Let's Talk about What's Not Being Talked About Because Much of It is Probably Important or Interesting

Rugby is important and interesting to someone, and those someones aren't just people in the United Kingdom where rugby is a much more popular sport. Topics like design, books, social media, education, the environment, architecture and more don't have to be reserved for niche publications, in my opinion. There are plenty of stories that are worth discussing, worth knowing about and worth sharing in these topics. It seems like many topics only become important or only get covered when it easily comes with a salacious headline or an eye-catching photo or video.

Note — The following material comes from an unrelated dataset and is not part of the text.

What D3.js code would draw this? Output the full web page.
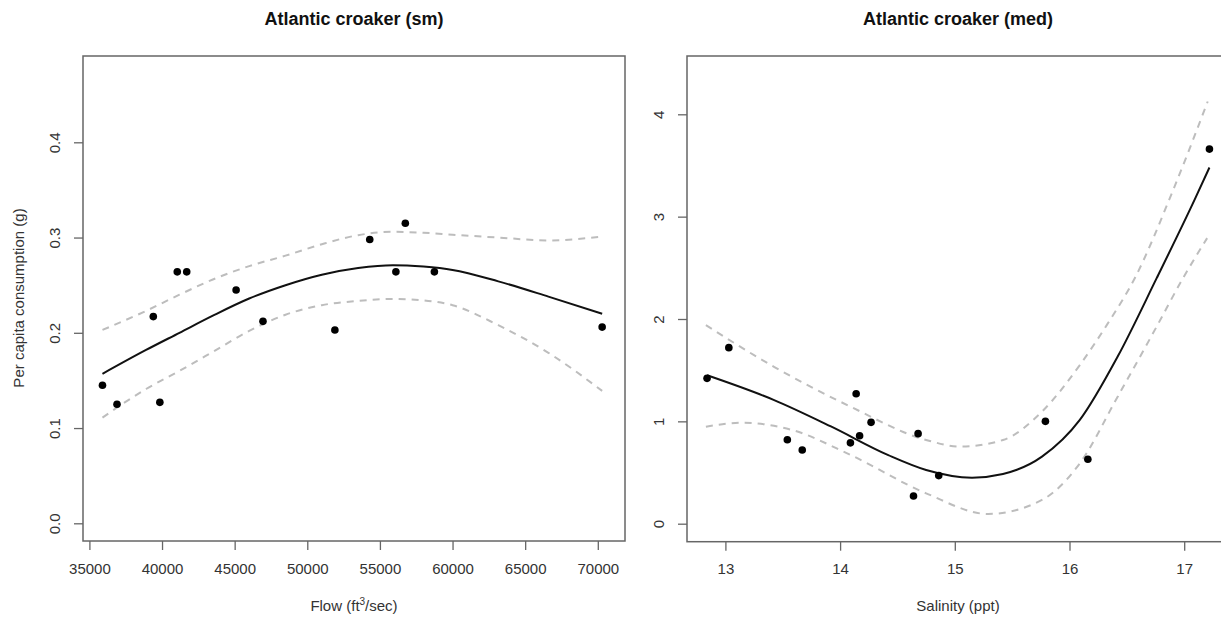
<!DOCTYPE html>
<html>
<head>
<meta charset="utf-8">
<script src="https://cdn.jsdelivr.net/npm/d3@7"></script>
<style>
  body { margin: 0; background: #fff; }
  svg { font-family: "Liberation Sans", Arial, Helvetica, sans-serif; }
</style>
</head>
<body>
<script>
// ---- Atlantic croaker (sm): consumption vs flow ----
const flowX = [35900, 36900, 39850, 39400, 41050, 41700, 45100, 46950, 51900, 54300, 56750, 56100, 58750, 70300];
const consSm = [0.145, 0.125, 0.127, 0.217, 0.264, 0.264, 0.245, 0.212, 0.203, 0.298, 0.315, 0.264, 0.264, 0.206];

// fitted curve and 95% band, read at the same flows
const fitSmX = [35900, 38900, 41200, 43500, 46000, 48500, 51000, 53500, 55900, 58000, 60000, 63150, 66600, 70300];
const fitSmY = [0.157, 0.182, 0.200, 0.218, 0.236, 0.250, 0.261, 0.268, 0.271, 0.2695, 0.266, 0.254, 0.238, 0.220];
const uprSmY = [0.203, 0.223, 0.240, 0.256, 0.270, 0.281, 0.293, 0.3025, 0.306, 0.305, 0.303, 0.300, 0.297, 0.301];
const lwrSmY = [0.111, 0.141, 0.160, 0.180, 0.202, 0.219, 0.229, 0.2335, 0.2356, 0.234, 0.229, 0.208, 0.179, 0.139];

const flowTicks = [35000, 40000, 45000, 50000, 55000, 60000, 65000, 70000];
const smTicks = [0, 0.1, 0.2, 0.3, 0.4];

// ---- Atlantic croaker (med): consumption vs salinity ----
const salX = [12.84, 13.03, 13.54, 13.67, 14.09, 14.14, 14.17, 14.27, 14.64, 14.68, 14.86, 15.79, 16.16, 17.22];
const consMed = [1.42, 1.72, 0.82, 0.72, 0.79, 1.27, 0.86, 0.99, 0.27, 0.88, 0.47, 1.00, 0.63, 3.66];

const fitMedX = [12.84, 13.42, 13.92, 14.42, 14.75, 15.15, 15.42, 15.76, 16.09, 16.42, 16.76, 17.09, 17.22];
const fitMedY = [1.45, 1.21, 0.95, 0.67, 0.525, 0.45, 0.486, 0.655, 1.014, 1.633, 2.399, 3.164, 3.48];

const uprMedX = [12.83, 13.42, 14.09, 14.75, 15.05, 15.42, 15.76, 16.09, 16.33, 16.57, 16.9, 17.205];
const uprMedY = [1.94, 1.535, 1.144, 0.818, 0.753, 0.818, 1.095, 1.55, 1.95, 2.40, 3.25, 4.125];

const lwrMedX = [12.83, 13.15, 13.58, 14.09, 14.75, 15.29, 15.76, 16.09, 16.42, 16.76, 16.99, 17.2];
const lwrMedY = [0.948, 0.987, 0.916, 0.672, 0.297, 0.095, 0.232, 0.59, 1.241, 1.926, 2.40, 2.79];

const salTicks = [13, 14, 15, 16, 17];
const medTicks = [0, 1, 2, 3, 4];

window.onload = function () {

  const W = 1221, H = 619;

  const SVG = d3.select('body')
                .append('svg')
                .attr('width', W)
                .attr('height', H);

  function zip(a, b) { return a.map((v, i) => [v, b[i]]); }

  function drawPanel(p) {
    const g = SVG.append('g');

    const xScale = d3.scaleLinear().domain(p.xCal).range(p.xPix);
    const yScale = d3.scaleLinear().domain(p.yCal).range(p.yPix);

    // title
    g.append('text')
      .attr('x', (p.box.left + p.box.right) / 2)
      .attr('y', 25)
      .attr('text-anchor', 'middle')
      .attr('font-size', 18)
      .attr('font-weight', 'bold')
      .attr('fill', '#111')
      .text(p.title);

    // x axis
    const xAxis = d3.axisBottom(xScale).tickValues(p.xTicks).tickSize(9).tickPadding(13).tickFormat(d3.format('d'));
    const gx = g.append('g')
      .attr('transform', `translate(0, ${p.box.bottom})`)
      .call(xAxis);
    gx.select('.domain').remove();
    gx.selectAll('line').attr('stroke', '#666').attr('stroke-width', 1.3);
    gx.selectAll('text').attr('font-size', 15).attr('fill', '#333');

    // y axis, labels rotated like R
    const yAxis = d3.axisLeft(yScale).tickValues(p.yTicks).tickSize(9).tickFormat(p.yFmt);
    const gy = g.append('g')
      .attr('transform', `translate(${p.box.left}, 0)`)
      .call(yAxis);
    gy.select('.domain').remove();
    gy.selectAll('line').attr('stroke', '#666').attr('stroke-width', 1.3);
    gy.selectAll('text')
      .attr('font-size', 15)
      .attr('fill', '#333')
      .attr('text-anchor', 'middle')
      .attr('transform', 'rotate(-90)')
      .attr('x', 0)
      .attr('y', -23)
      .attr('dy', 0);

    // box
    g.append('rect')
      .attr('x', p.box.left)
      .attr('y', p.box.top)
      .attr('width', p.box.right - p.box.left)
      .attr('height', p.box.bottom - p.box.top)
      .attr('fill', 'none')
      .attr('stroke', '#666')
      .attr('stroke-width', 1.5);

    const line = d3.line()
      .x(d => xScale(d[0]))
      .y(d => yScale(d[1]))
      .curve(d3.curveMonotoneX);

    // confidence bands
    [p.upr, p.lwr].forEach(band => {
      g.append('path')
        .datum(band)
        .attr('d', line)
        .attr('fill', 'none')
        .attr('stroke', '#bdbdbd')
        .attr('stroke-width', 2)
        .attr('stroke-dasharray', '7,6');
    });

    // fitted curve
    g.append('path')
      .datum(p.fit)
      .attr('d', line)
      .attr('fill', 'none')
      .attr('stroke', '#111')
      .attr('stroke-width', 2);

    // observations
    g.selectAll('circle.pt')
      .data(p.pts)
      .enter()
      .append('circle')
      .attr('class', 'pt')
      .attr('cx', d => xScale(d[0]))
      .attr('cy', d => yScale(d[1]))
      .attr('r', 3.8)
      .attr('fill', '#000');

    // x label
    const xl = g.append('text')
      .attr('x', (p.box.left + p.box.right) / 2)
      .attr('y', 611)
      .attr('text-anchor', 'middle')
      .attr('font-size', 15)
      .attr('fill', '#333');
    p.xLabel(xl);

    return g;
  }

  drawPanel({
    title: 'Atlantic croaker (sm)',
    box: { left: 83, right: 625, top: 56, bottom: 541 },
    xCal: [35000, 70000], xPix: [89.4, 597.8],
    yCal: [0, 0.4], yPix: [523.3, 142.3],
    xTicks: flowTicks, yTicks: smTicks, yFmt: d3.format('.1f'),
    pts: zip(flowX, consSm),
    fit: zip(fitSmX, fitSmY),
    upr: zip(fitSmX, uprSmY),
    lwr: zip(fitSmX, lwrSmY),
    xLabel: t => {
      t.append('tspan').text('Flow (ft');
      t.append('tspan').attr('font-size', 10).attr('dy', -6).text('3');
      t.append('tspan').attr('dy', 6).text('/sec)');
    }
  });

  drawPanel({
    title: 'Atlantic croaker (med)',
    box: { left: 687, right: 1229, top: 56, bottom: 541.7 },
    xCal: [13, 17], xPix: [725.4, 1184.2],
    yCal: [0, 4], yPix: [523.7, 114.3],
    xTicks: salTicks, yTicks: medTicks, yFmt: d3.format('d'),
    pts: zip(salX, consMed),
    fit: zip(fitMedX, fitMedY),
    upr: zip(uprMedX, uprMedY),
    lwr: zip(lwrMedX, lwrMedY),
    xLabel: t => t.text('Salinity (ppt)')
  });

  // y axis title (left panel only)
  SVG.append('text')
    .attr('transform', 'translate(24, 298) rotate(-90)')
    .attr('text-anchor', 'middle')
    .attr('font-size', 15)
    .attr('fill', '#333')
    .text('Per capita consumption (g)');
}
</script>
</body>
</html>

Overall, news should be what you make of it and what you find important or interesting, not what the local television news says or what the mainstream media decides to cover or to air on primetime. It's only when the time is spent to scour the interwebs for those sorts of stories that the conversation can start on topics we don't normally talk about, for whatever reason.

Need to Know vs. Cool to Know

My team and I used to have to do an exercise in "fascinating" and in finding fascinating stories. The exercise involved choosing, in our opinion, the five most fascinating stories that we covered within the past 24 hours. Now, we all understood the definition of the word "fascinating" and the general concept of how it feels and what it looks like. The trick was really avoiding stories like the AMA's repudiation of the military's ban on transgender people because, well, it's hard news, it's sad and it's not quite something you'd share on social media quite like #TheDress. Although I didn't share the dress. Quite frankly, it's an ugly dress. Nonetheless, most news falls into three categories: "need to know," "cool to know," and "not news stop reporting on it". I'm not going to talk about the last category because I think everyone with intelligence and critical thinking skills knows what sorts of stories belong in that category. Okay... I'll talk about it a little bit just to get it out my system.

The first ever TED Talk I watched is this one below featuring Alisa Miller. It was the TED Talk that introduced me to the wonderful world and brand that is TED Talks, and I've watched plenty of them since. I don't quite remember how I stumbled upon it, but I do remember that I showed the video as part of my Political Issues class during my senior year of college. That week, we were discussing the media, and this video illustrates the "not news" category quite well. I also totally just got another idea, but first, the video.

With the third category out of the way, that leaves "need to know" versus "cool to know." "Need to know" is similar to "not news" in that it's quite obvious what sorts of stories would go into that category. They're the type of stories, no matter the topics, that will influence a decision regarding our lives or careers or that may change our world view. They're stories about events happening in our area or that affect people we know or people similar to us.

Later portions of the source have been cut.